Pee-Wee’s big holiday is a triumphant, fun return to the screen that was an absolute pleasure to experience. It tugged at all of my emotional nostalgia strings to leave me a blubbering puppet by the end. I literally watched it twice in a row, and then subsequently a few more times throughout the week. I loved the little cameos throughout the film of the various actors that I’ve come to know and love throughout Reubens’ Pee-Wee universe (where were you Larry Fishburne??!) and the brilliant writing that both left my kids in awe and myself cracking up at the adult winks throughout – not the least of which was the horror when the police showed up at the motel. I probably laughed for a solid five minutes every time Pee Wee screamed, and the weird postmodern manhole sequence was perfect. A truly great movie, if only for the fact that Reubens is back and doing what he loves. I hope there are a few more films contracted with this team.
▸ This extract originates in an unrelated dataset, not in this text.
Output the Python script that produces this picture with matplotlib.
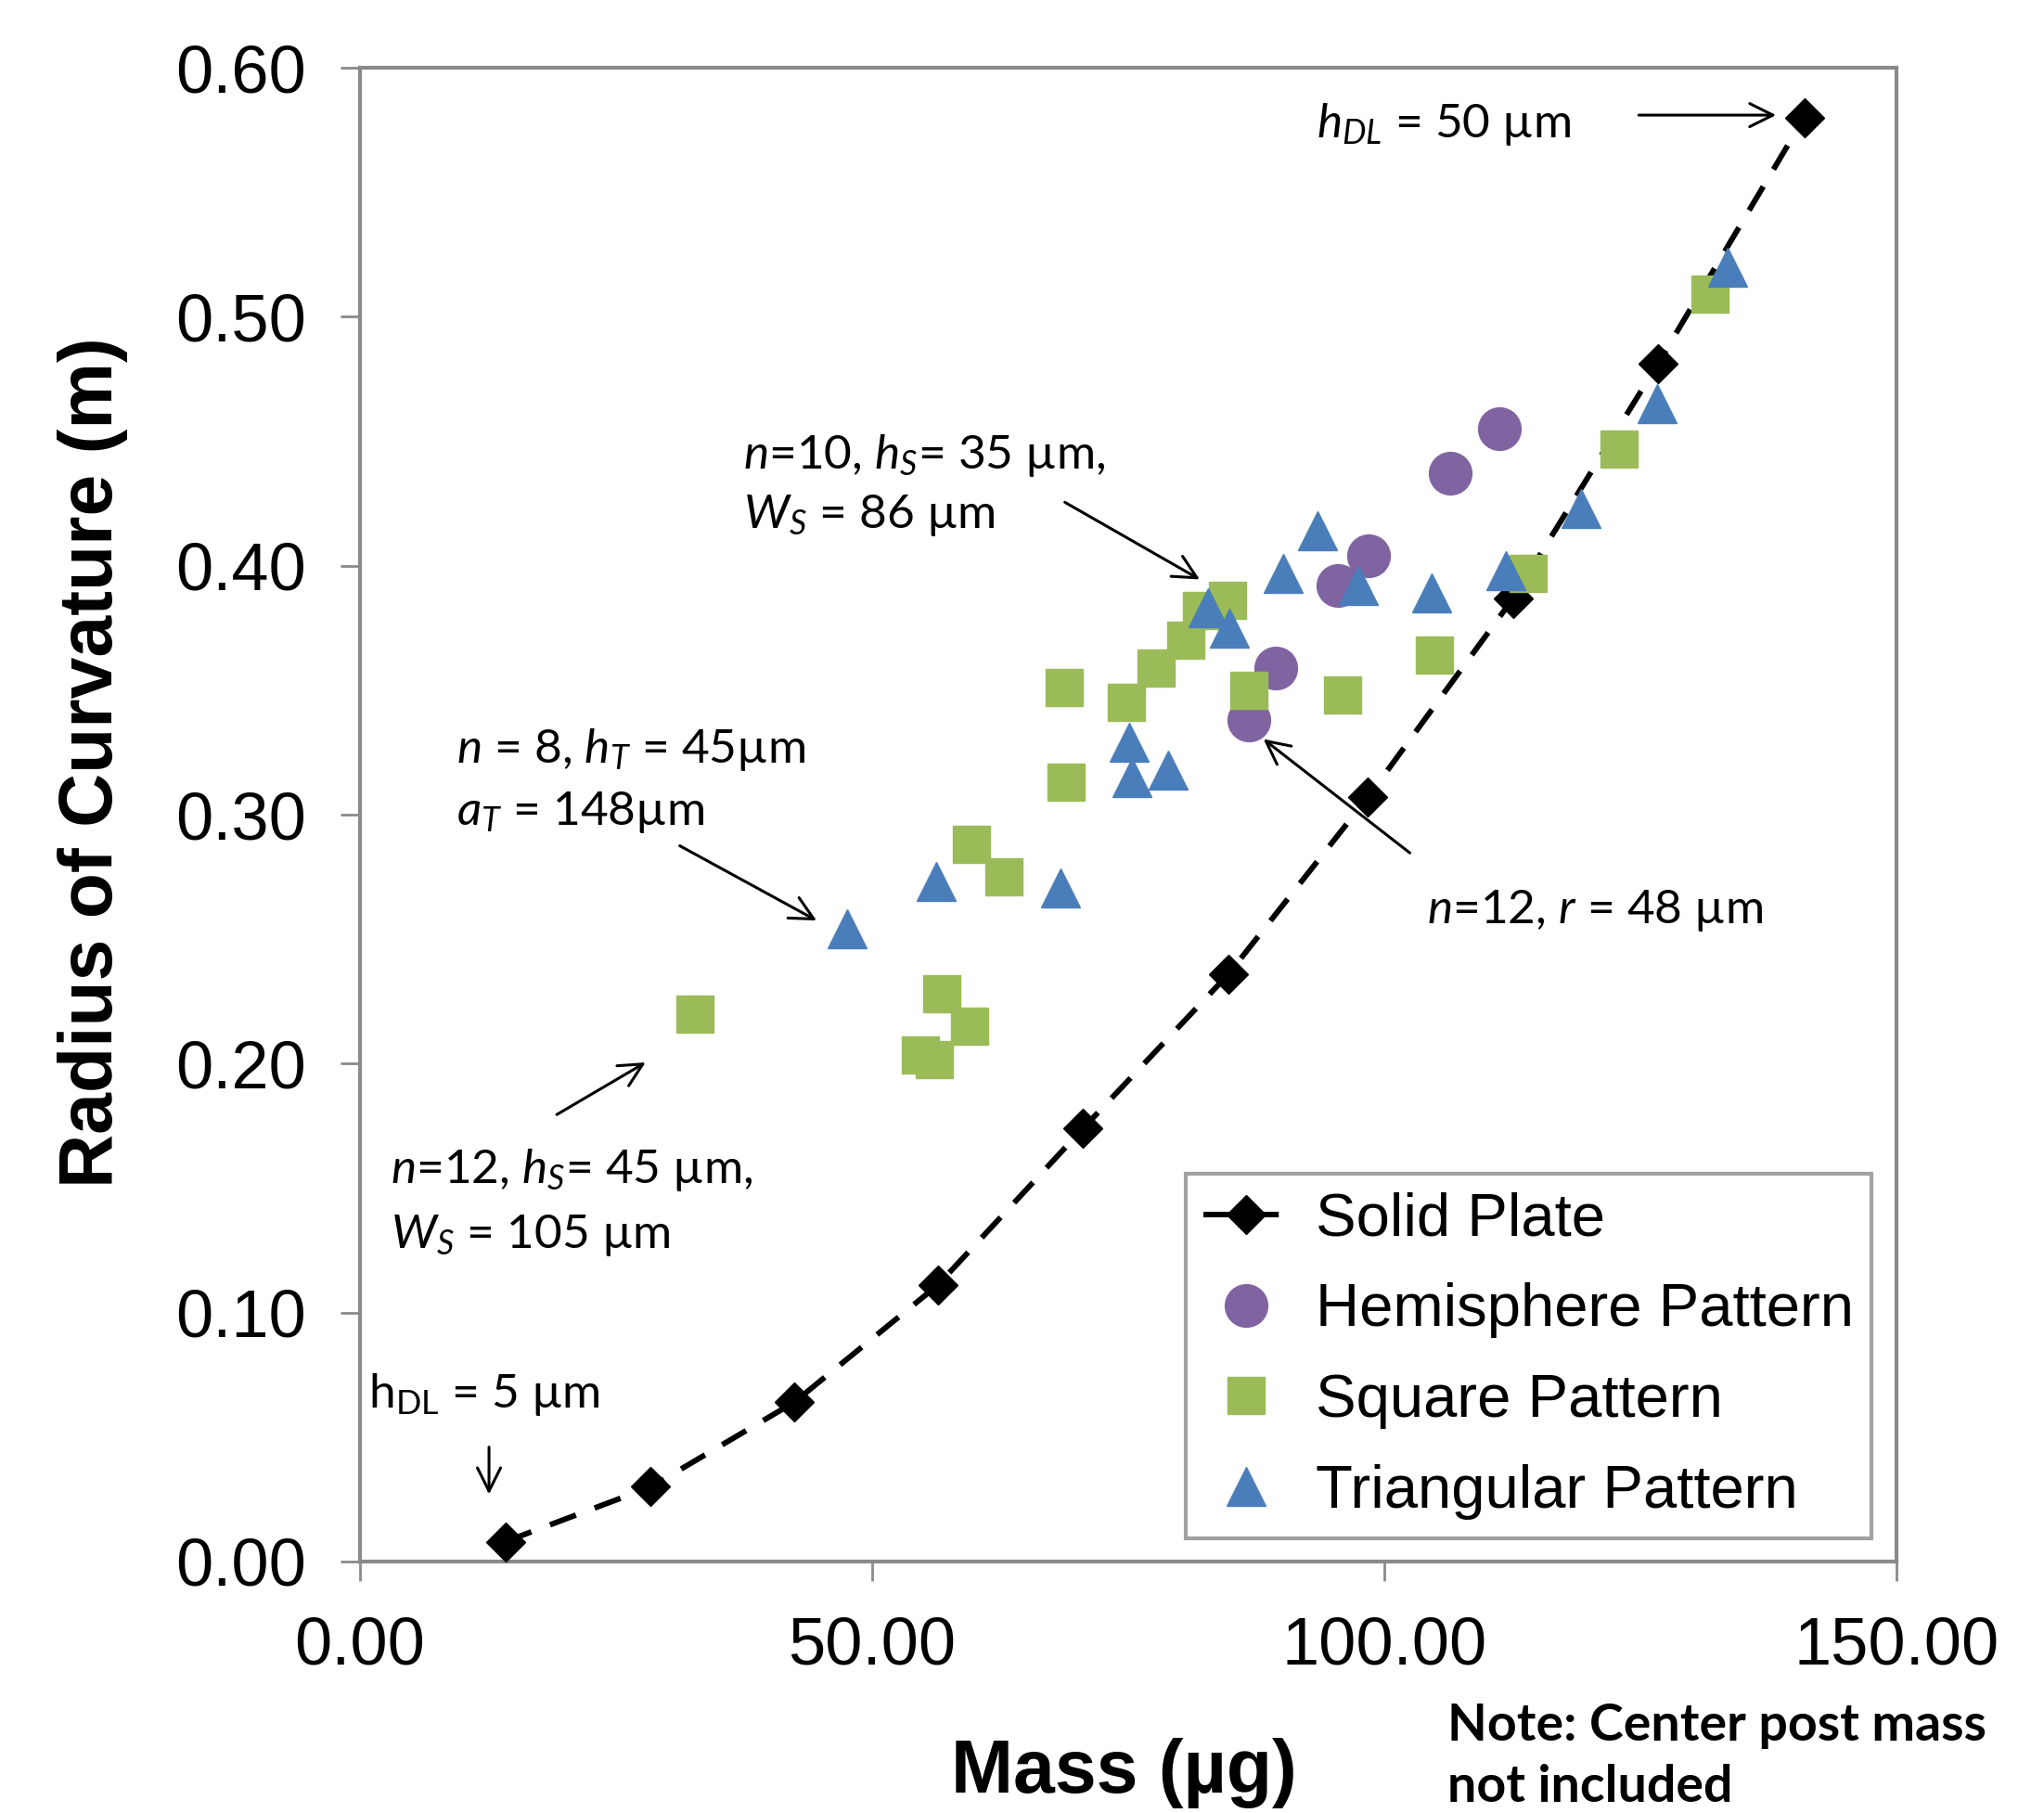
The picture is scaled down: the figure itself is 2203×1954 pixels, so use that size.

Some of the reviewers for the film dissed it for not being new enough and being just a different spin on Reubens’ comedic Quioxtian road-comedy. They’re right. In many ways Reubens doesn’t do anything new in terms of a structural approach to the work, but the amazing brilliance that Judd Apatow and John Lee bring to the piece actually bring a great deal of bizarre little changes that heighten thousands of little micro-bursts of genius throughout the piece that are, yes, built on the same skeleton of the whole. Essentially, an excellent compromise between what is comfortable and what is fresh.